THE DATA LAKE

One solution to delays in data becoming available for business use is to use a data lakes, that are decentralised data repositories where data is gathered and is available for immediate use by specific users.

As the data lake stores data in its original form there is a trade-off where the need for speed of response overrides any major data quality issues.

A data lake can be used with a data warehouse to provide data for immediate use with some or all of it subsequently loaded into a data warehouse after it is transformed for used for several business purposes.

The following diagram simply explains how data would flow through a data lake, be used for time critical repayment collections activity with all data being loaded into a quality data warehouse, and ultimately be used in several business areas. In the example, regarding Collections and Recoveries, the need to take action to remind the customer on the day that a repayment is missed overrides any other considerations.

How data flows through the data lake.

Decentralised data lakes have a core principle of decentralisation of responsibility. Anyone within the limits of access management can use data, and it is possible to organise the same data and table relationships that exist in the data warehouse.

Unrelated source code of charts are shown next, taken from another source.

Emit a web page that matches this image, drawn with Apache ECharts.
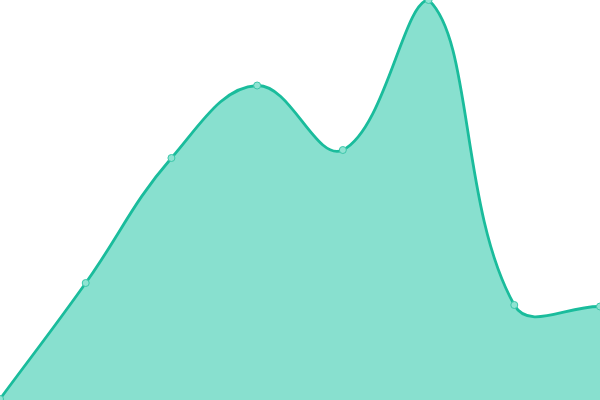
<!DOCTYPE html>
<html><head><meta charset="utf-8">
<script src="https://cdn.jsdelivr.net/npm/echarts@6/dist/echarts.min.js"></script>
<style>html,body{margin:0;padding:0;background:#fff}#c{width:600px;height:400px}</style>
</head><body><div id="c"></div>
<script>
const categories = ['1','2','3','4','5','6','7','8'];
const values = [1, 117, 242, 314.5, 250, 400, 95, 93.5];
const LINE = '#1abc9c', FILL = '#88e0cf';
const TENSION = 0.4;

function renderCurve(params, api) {
  if (params.dataIndex !== 0) return null;
  const cs = params.coordSys;
  const pts = values.map((v, i) => api.coord([i, v]));
  const n = pts.length;
  const cps = pts.map((p, i) => {
    const prev = pts[Math.max(0, i - 1)], next = pts[Math.min(n - 1, i + 1)];
    const d01 = Math.hypot(p[0] - prev[0], p[1] - prev[1]);
    const d12 = Math.hypot(next[0] - p[0], next[1] - p[1]);
    let s01 = d01 / (d01 + d12), s12 = d12 / (d01 + d12);
    if (!isFinite(s01)) s01 = 0; if (!isFinite(s12)) s12 = 0;
    const fa = TENSION * s01, fb = TENSION * s12;
    const cl = (x, lo, hi) => Math.max(lo, Math.min(hi, x));
    const cx = (x) => cl(x, cs.x, cs.x + cs.width), cy = (y) => cl(y, cs.y, cs.y + cs.height);
    return {
      px: cx(p[0] - fa * (next[0] - prev[0])), py: cy(p[1] - fa * (next[1] - prev[1])),
      nx: cx(p[0] + fb * (next[0] - prev[0])), ny: cy(p[1] + fb * (next[1] - prev[1]))
    };
  });
  let d = 'M' + pts[0][0] + ' ' + pts[0][1];
  for (let i = 1; i < n; i++) {
    d += ' C' + cps[i - 1].nx + ' ' + cps[i - 1].ny + ' ' + cps[i].px + ' ' + cps[i].py + ' ' + pts[i][0] + ' ' + pts[i][1];
  }
  const bottom = cs.y + cs.height;
  const area = d + ' L' + pts[n - 1][0] + ' ' + bottom + ' L' + pts[0][0] + ' ' + bottom + ' Z';
  return {
    type: 'group',
    children: [
      {type: 'path', shape: {pathData: area}, style: {fill: FILL, stroke: null}},
      {type: 'path', shape: {pathData: d}, style: {fill: null, stroke: LINE, lineWidth: 2.8}}
    ]
  };
}

const chart = echarts.init(document.getElementById('c'));
chart.setOption({
  animation: false,
  grid: {left: 0, right: 0, top: 0, bottom: 0},
  xAxis: {type: 'category', data: categories, boundaryGap: false, show: false},
  yAxis: {type: 'value', min: 0, max: 400, show: false},
  series: [
    {type: 'custom', data: values, renderItem: renderCurve, z: 1, silent: true},
    {
      type: 'line', data: values, z: 3,
      symbol: 'circle', symbolSize: 7,
      lineStyle: {opacity: 0},
      itemStyle: {color: '#8fe3d2', borderColor: '#3cc7aa', borderWidth: 1}
    }
  ]
});
</script></body></html>
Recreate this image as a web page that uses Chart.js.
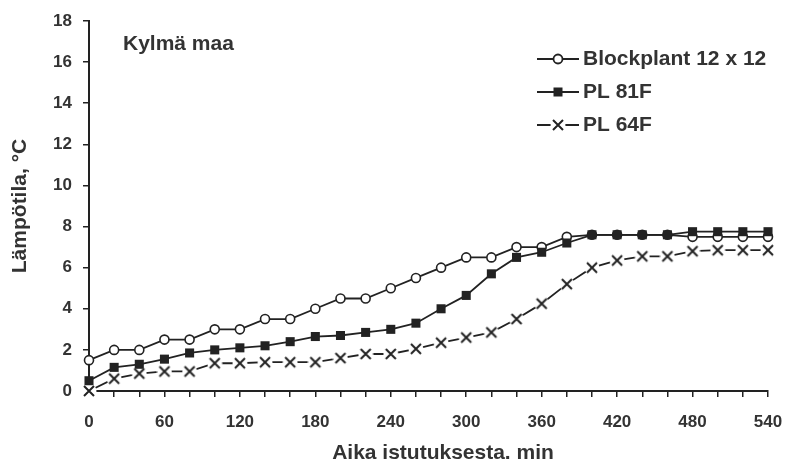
<!DOCTYPE html>
<html>
<head>
<meta charset="utf-8">
<script src="https://cdn.jsdelivr.net/npm/chart.js@4/dist/chart.umd.min.js"></script>
<style>
  html, body { margin: 0; padding: 0; background: #fff; }
  #wrap { width: 786px; height: 464px; }
</style>
</head>
<body>
<div id="wrap"><canvas id="LineChart" width="786" height="464"></canvas></div>
<script>
// minutes after planting
const minutes = [0, 20, 40, 60, 80, 100, 120, 140, 160, 180, 200, 220, 240, 260,
                 280, 300, 320, 340, 360, 380, 400, 420, 440, 460, 480, 500, 520, 540];
// temperatures
const blockplant = [1.5, 2.0, 2.0, 2.5, 2.5, 3.0, 3.0, 3.5, 3.5, 4.0, 4.5, 4.5, 5.0, 5.5,
                    6.0, 6.5, 6.5, 7.0, 7.0, 7.5, 7.6, 7.6, 7.6, 7.6, 7.5, 7.5, 7.5, 7.5];
const pl81f = [0.5, 1.15, 1.3, 1.55, 1.85, 2.0, 2.1, 2.2, 2.4, 2.65, 2.7, 2.85, 3.0, 3.3,
               4.0, 4.65, 5.7, 6.5, 6.75, 7.2, 7.6, 7.6, 7.6, 7.6, 7.75, 7.75, 7.75, 7.75];
const pl64f = [0, 0.6, 0.85, 0.95, 0.95, 1.35, 1.35, 1.4, 1.4, 1.4, 1.6, 1.8, 1.8, 2.05,
               2.35, 2.6, 2.85, 3.5, 4.25, 5.2, 6.0, 6.35, 6.55, 6.55, 6.8, 6.85, 6.85, 6.85];
const seriesNames = ['Blockplant 12 x 12', 'PL 81F', 'PL 64F'];
const xLabelEvery = 60;
const panelTitle = 'Kylmä maa';
const xTitle = 'Aika istutuksesta. min';

const ink = '#222';
const textInk = '#333';
const fontFam = '"Liberation Sans", Arial, sans-serif';

// cross marker with a white patch behind it, so the line looks broken around it
function crossMarker() {
    const c = document.createElement('canvas');
    c.width = 16; c.height = 16;
    const g = c.getContext('2d');
    g.fillStyle = '#fff';
    g.beginPath(); g.arc(8, 8, 7.5, 0, Math.PI * 2); g.fill();
    g.strokeStyle = ink; g.lineWidth = 2;
    g.beginPath();
    g.moveTo(3, 3); g.lineTo(13, 13);
    g.moveTo(13, 3); g.lineTo(3, 13);
    g.stroke();
    return c;
}
const crossImg = crossMarker();

function pts(vals) {
    return vals.map((v, i) => ({ x: minutes[i], y: v }));
}

const legendPlugin = {
    id: 'sideLegend',
    afterDraw(chart) {
        const ctx = chart.ctx;
        ctx.save();
        ctx.fillStyle = textInk;
        ctx.font = 'bold 21px ' + fontFam;
        ctx.textBaseline = 'middle';
        ctx.fillText(panelTitle, 123, 44);

        // x axis title, a bit right of the axis centre as in the original
        ctx.textAlign = 'center';
        ctx.fillText(xTitle, 443, 453);
        ctx.textAlign = 'left';

        const rows = [59, 92, 125];
        const x0 = 537, x1 = 579, mx = 558;
        chart.data.datasets.forEach((ds, i) => {
            const y = rows[i];
            ctx.strokeStyle = ink;
            ctx.lineWidth = 1.8;
            ctx.beginPath();
            ctx.moveTo(x0, y); ctx.lineTo(x1, y);
            ctx.stroke();
            if (i === 0) {
                ctx.fillStyle = '#fff';
                ctx.beginPath(); ctx.arc(mx, y, 4.5, 0, Math.PI * 2);
                ctx.fill(); ctx.stroke();
            } else if (i === 1) {
                ctx.fillStyle = ink;
                ctx.fillRect(mx - 4.5, y - 4.5, 9, 9);
            } else {
                ctx.drawImage(crossImg, mx - 8, y - 8);
            }
            ctx.fillStyle = textInk;
            ctx.fillText(ds.label, 583, y);
        });
        ctx.restore();
    }
};

const ctx = document.getElementById('LineChart');
const LineChart = new Chart(ctx, {
    type: 'line',
    data: {
        datasets: [{
            label: seriesNames[0],
            data: pts(blockplant),
            borderColor: ink,
            borderWidth: 1.8,
            pointStyle: 'circle',
            pointRadius: 4.5,
            pointBackgroundColor: '#fff',
            pointBorderColor: ink,
            pointBorderWidth: 1.6,
            order: 2
        }, {
            label: seriesNames[1],
            data: pts(pl81f),
            borderColor: ink,
            borderWidth: 1.8,
            pointStyle: 'rect',
            pointRadius: 6.4,
            pointBackgroundColor: ink,
            pointBorderColor: ink,
            pointBorderWidth: 0,
            order: 0
        }, {
            label: seriesNames[2],
            data: pts(pl64f),
            borderColor: ink,
            borderWidth: 1.8,
            pointStyle: crossImg,
            pointRadius: 6,
            order: 1
        }]
    },
    options: {
        responsive: false,
        animation: false,
        clip: false,
        layout: { padding: { top: 21, right: 18, left: 0, bottom: 0 } },
        plugins: {
            legend: { display: false },
            tooltip: { enabled: false }
        },
        scales: {
            x: {
                type: 'linear',
                min: 0,
                max: 540,
                afterFit(scale) {
                    scale.height = 73;
                    scale.paddingLeft = 0;
                    scale.paddingRight = 0;
                },
                border: { display: true, color: ink, width: 2 },
                grid: { drawOnChartArea: false, drawTicks: true, tickLength: 6, color: ink, lineWidth: 1.5 },
                ticks: {
                    stepSize: 20,
                    autoSkip: false,
                    maxRotation: 0,
                    padding: 15,
                    color: textInk,
                    font: { family: fontFam, size: 17, weight: 'bold' },
                    callback: function(value) {
                        return value % xLabelEvery === 0 ? value : '';
                    }
                },
                title: { display: false }
            },
            y: {
                min: 0,
                max: 18,
                afterFit(scale) {
                    scale.width = 89;
                    scale.paddingTop = 0;
                    scale.paddingBottom = 0;
                },
                border: { display: true, color: ink, width: 2 },
                grid: { drawOnChartArea: false, drawTicks: true, tickLength: 6, color: ink, lineWidth: 1.5 },
                ticks: {
                    stepSize: 2,
                    padding: 11,
                    color: textInk,
                    font: { family: fontFam, size: 17, weight: 'bold' }
                },
                title: {
                    display: true,
                    text: 'Lämpötila, °C',
                    color: textInk,
                    padding: { top: 8, bottom: 0 },
                    font: { family: fontFam, size: 21, weight: 'bold' }
                }
            }
        }
    },
    plugins: [legendPlugin]
});
</script>
</body>
</html>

Because computation and processing tools are decentralised, the different layers of data can be used by different users for different purposes, avoiding the bottlenecks that occur with a data warehouse.

Data Lakes – Advantages and Disadvantages

Its major weakness is the lack of data organisation, including a centralised metadata repository (although metadata management tools are increasingly available).

It may be very difficult to track if processed data changes because of error corrections or source system modifications. The validity or structure of data cannot always be guaranteed.